Isis se echó a reír y dijo con tono apremiante:
—Missy está borracha. ¿No es así, Delia?
La aludida se enjugó el sudor de la frente, pero no respondió.
—Alguien lo ha visto —susurró Missy, sacudiéndose los pantalones para quitarse el polvo. Habló en voz tan baja que tuve que agacharme para oírla—. Alguien ha visto a Caleb. Ella lo sabe —insistió, y señaló nuevamente a Delia.
Maeve se irguió, sujetó del brazo a Missy y la ayudó a incorporarse.

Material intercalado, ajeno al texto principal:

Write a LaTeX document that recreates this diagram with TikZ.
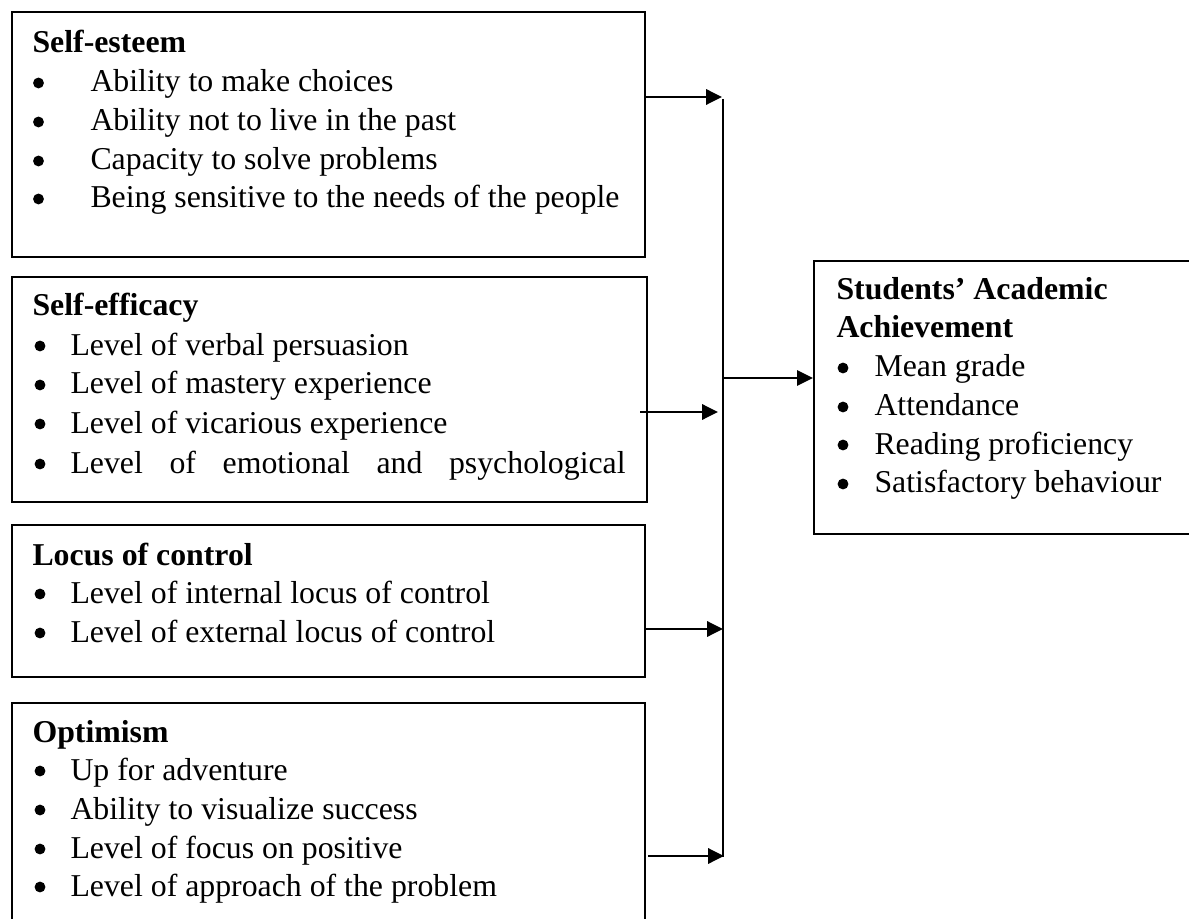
\documentclass[tikz,border=0pt]{standalone}
\usepackage{fontspec}
\setmainfont{Liberation Serif}
\usetikzlibrary{arrows.meta,fit}
\tikzset{
  box/.style={draw, line width=0.8pt, inner sep=0pt, fit=#1},
  txt/.style={anchor=base west, inner sep=0pt, font=\fontsize{12}{14}\selectfont},
  hd/.style={txt, font=\fontsize{12}{14}\selectfont\bfseries},
  bul/.style={circle, fill=black, inner sep=0pt, minimum size=4.1pt},
  conn/.style={line width=0.75pt},
  arr/.style={conn, -{Triangle[length=6pt,width=5.8pt]}}
}
\begin{document}
\begin{tikzpicture}[x=0.3774pt,y=-0.3774pt]
\useasboundingbox (0,0) rectangle (1189,919);
% box corners
\coordinate (a1) at (12,12);  \coordinate (a2) at (645,257);
\coordinate (b1) at (12,277); \coordinate (b2) at (647,502);
\coordinate (c1) at (12,525); \coordinate (c2) at (645,677);
\coordinate (d1) at (12,703); \coordinate (d2) at (645,926);
\coordinate (e1) at (814,261); \coordinate (e2) at (1192,534);
\node[box={(a1)(a2)}] (se) {};
\node[box={(b1)(b2)}] (sf) {};
\node[box={(c1)(c2)}] (lc) {};
\node[box={(d1)(d2)}] (op) {};
\node[box={(e1)(e2)}] (aa) {};
% Self-esteem
\node[hd] (seh) at (32,53) {Self-esteem};
\foreach \y/\t [count=\i] in {92/Ability to make choices,131/Ability not to live in the past,170/Capacity to solve problems,208/Being sensitive to the needs of the people}{
  \node[bul] (seb\i) at (38.5,\y-9) {};
  \node[txt] (set\i) at (90,\y) {\t};
}
% Self-efficacy
\node[hd] (sfh) at (32,316) {Self-efficacy};
\foreach \y/\t [count=\i] in {355/Level of verbal persuasion,394/Level of mastery experience,433/Level of vicarious experience}{
  \node[bul] (sfb\i) at (40,\y-9) {};
  \node[txt] (sft\i) at (70,\y) {\t};
}
\node[bul] (sfb4) at (40,464) {};
\node[txt] (sft4) at (70,473) {\hbox to 209.5pt{Level\hfill of\hfill emotional\hfill and\hfill psychological}};
% Locus of control
\node[hd] (lch) at (32,565) {Locus of control};
\foreach \y/\t [count=\i] in {603/Level of internal locus of control,642/Level of external locus of control}{
  \node[bul] (lcb\i) at (40,\y-9) {};
  \node[txt] (lct\i) at (70,\y) {\t};
}
% Optimism
\node[hd] (oph) at (32,742) {Optimism};
\foreach \y/\t [count=\i] in {780/Up for adventure,819/Ability to visualize success,858/Level of focus on positive,896/Level of approach of the problem}{
  \node[bul] (opb\i) at (40,\y-9) {};
  \node[txt] (opt\i) at (70,\y) {\t};
}
% Students' Academic Achievement
\node[hd] (aah1) at (836,300) {Students’ Academic};
\node[hd] (aah2) at (836,338) {Achievement};
\foreach \y/\t [count=\i] in {377/Mean grade,416/Attendance,454/Reading proficiency,493/Satisfactory behaviour}{
  \node[bul] (aab\i) at (843,\y-9) {};
  \node[txt] (aat\i) at (874,\y) {\t};
}
% connectors
\coordinate (vt) at (723,99);
\coordinate (vb) at (723,857);
\coordinate (j1) at (722,97);
\coordinate (s2) at (640,412);
\coordinate (j2) at (718,412);
\coordinate (j3) at (723,629);
\coordinate (s4) at (648,856);
\coordinate (j4) at (724,856);
\coordinate (j5) at (723,378);
\draw[conn] (vt) -- (vb);
\draw[arr] (se.east |- j1) -- (j1);
\draw[arr] (s2) -- (j2);
\draw[arr] (lc.east |- j3) -- (j3);
\draw[arr] (s4) -- (j4);
\draw[arr] (j5) -- (aa.west |- j5);
\end{tikzpicture}
\end{document}
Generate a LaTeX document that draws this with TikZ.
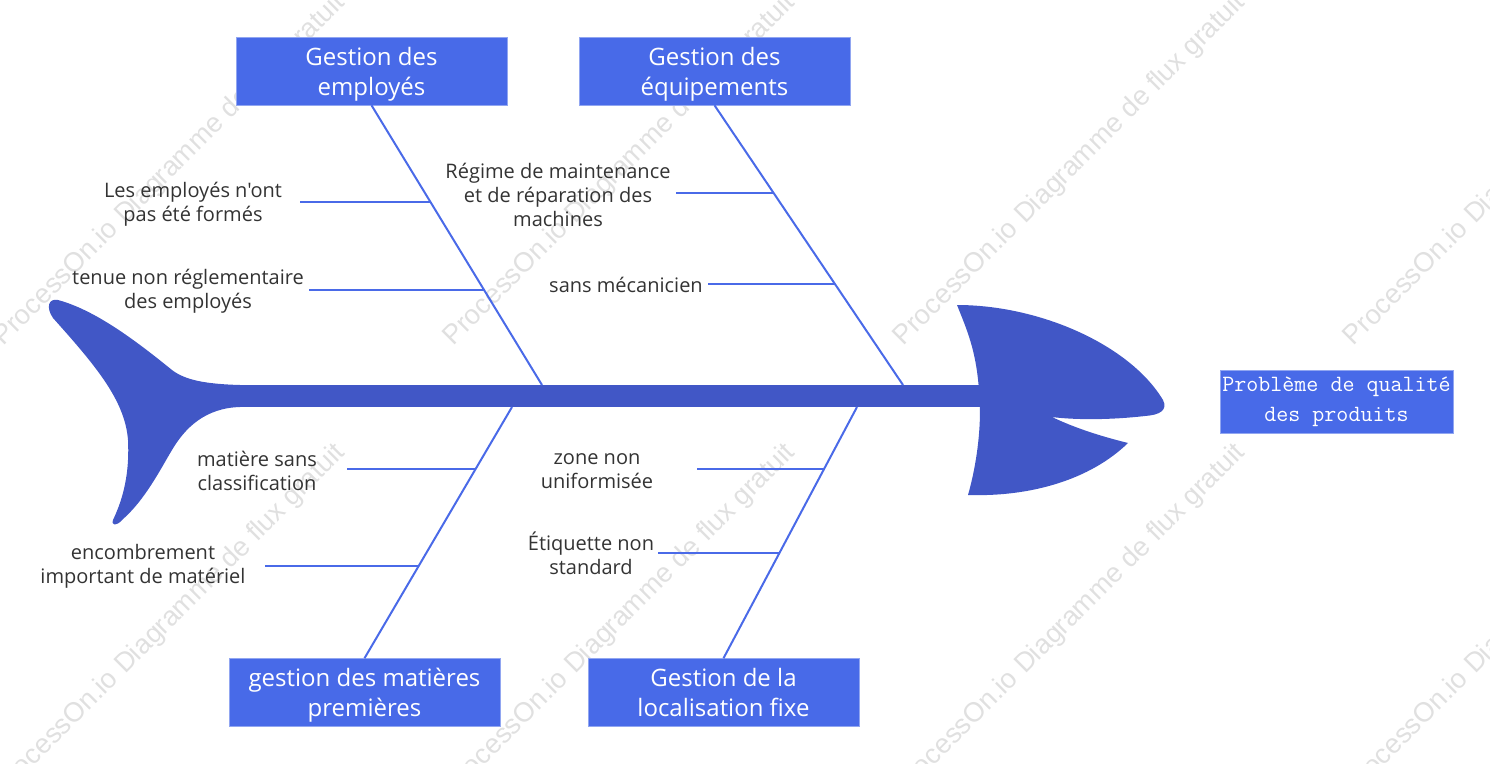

—Es una ridiculez, no es más que…
—No quería decírtelo —la interrumpió Delia. En el comedor se impuso el silencio. Hasta Betty dejó de hablar y enmudeció detrás de la barra, sosteniendo una pila de platos sucios en las manos—. El otro día fui a la ciudad a buscar provisiones entre la basura, y me crucé con un descarriado; ya lo había encontrado la semana anterior. Me preguntó de dónde había salido y a dónde me dirigía…
—No le dirías nada, ¿eh? —la interrumpió Maeve con voz monocorde.
—Por supuesto —le espetó Delia. Se había tranquilizado gracias a la ayuda de Isis y Maeve, pero evitaba mirarlas—. La primera vez intentó hacer un trueque con mis botas. Y el otro día me mostró que las llevaba nuevas; después rio y comentó que se las había robado a un muchacho que encontró en la ruta ochenta.
Cada centímetro de mi ser estaba despierto y alerta, y los dedos de las manos y de los pies me latían llenos de energía.
—¿Qué aspecto tenía…, tenían las botas?
Delia se limpió las comisuras de los labios, en las que se le había formado una fina capa de saliva.
—Eran marrones con cordones verdes, y llegaban más o menos hasta aquí. —Se señaló la tersa epidermis de encima del tobillo.
Decidida a mantener la calma, respiré hondo. Parecía que se trataba de las botas que Caleb calzaba cuando íbamos juntos, deambulando por las calles de la ciudad, pero no estaba totalmente segura.
—¿El muchacho estaba vivo?
—Según dijo el descarriado, lo encontró en el almacén de muebles que hay a la vera de la carretera, en el tramo que hay antes de llegar a San Francisco —repuso, y consultó a una de las mujeres de más edad—: Se llama IKEA, ¿verdad? Me contó que el chico estaba gravemente herido y que la cuchillada que tenía en la pierna se le había infectado.
Yo no percibía más que el movimiento de los labios de Delia, y únicamente oía las palabras que le brotaban de la boca. Intenté asimilarlas una por una.
—¿Dónde…, dónde queda eso?
—Préstame atención. —Maeve hizo un gesto con las manos—. Probablemente, no se trata más que de un rumor, no hay nada que demuestre que…
—Ahora mismo podría estar muerto —murmuré y, en cuanto la expresé, la idea me resultó más aterradora si cabe.
Isis meneó la cabeza, y afirmó:
—Con toda seguridad se lo inventó. Al fin y al cabo, es un descarriado.
—Lo ama y no es capaz de dejarlo ahí fuera —sentenció Regina.
Un puñado de mujeres estuvieron de acuerdo con ella, pero Maeve las obligó a callar.
—Nadie encontrará a Caleb porque ni siquiera está aquí —declaró—. Estoy segura de que el descarriado contó una mentira; engañan constantemente. —Y aparentando una intensa preocupación, me dijo—: Además, no podemos permitir que vuelvas al caos, sobre todo porque el rey va tras de ti.
Detecté las intenciones que se ocultaban en sus frases. Parecía estar diciendo: «Jamás saldrás de aquí. No lo permitiré». Me cogió del brazo y me condujo afuera, seguida de Isis, que cargó con Delia. Varias mujeres ayudaron a Missy a sentarse, manifestándole su inquietud por el chichón que se le estaba formando en la cabeza.
La noche era fría y húmeda. Me zafé de los dedos de Maeve.
—Tienes razón —reconocí humildemente—. Con toda seguridad es una mentira que he querido creerme.
Se le relajó la expresión y, alargando el brazo, me dio un apretón cariñoso en el hombro. Lilac no se apartaba de su lado.
—Esa clase de comentarios llegan constantemente, pero es mejor hacer oídos sordos.
—No pensaré en ello. Lo prometo —asentí.
A medida que caminábamos de regreso a la casa, aminoré el paso para que Maeve, Lilac, Delia e Isis se adelantasen. Arden corrió tras de mí; ambas sonreímos en la oscuridad. Ella indicó con la cabeza el puente, y la idea arraigó en nosotras. La pregunta que tanto nos angustiaba por fin tenía respuesta: ya sabíamos qué hacer.